Stir together ricotta, half of the mozzarella cheese, Parmesan, onion, scallions, oregano, basil, garlic, salt and pepper in a large bowl. Taste and adjust the seasonings, then add the egg. Combine well and set aside.

Preheat oven to 400ºF.

Cook pasta shells for about half of the cooking time, to very al dente, being careful not to overcook. Rinse in cold water and set aside. Spread 1/3 of the spaghetti sauce on the bottom of a baking dish.
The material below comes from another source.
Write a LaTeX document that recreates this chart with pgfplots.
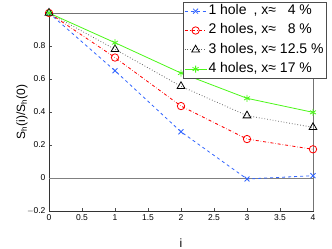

Fill each shells with 2 tablespoons of cheese filling and place on top of the sauced dish. Repeat filling the shells until all of the mixture is gone. Top shells with the rest of the sauce and sprinkle with remaining mozzarella cheese. Bake for 20-25 minutes or until hot and cheese is melty.

Serve with nice crusty bread and a crisp salad.

Recipe for cheese filling adapted from The Joy of Cooking.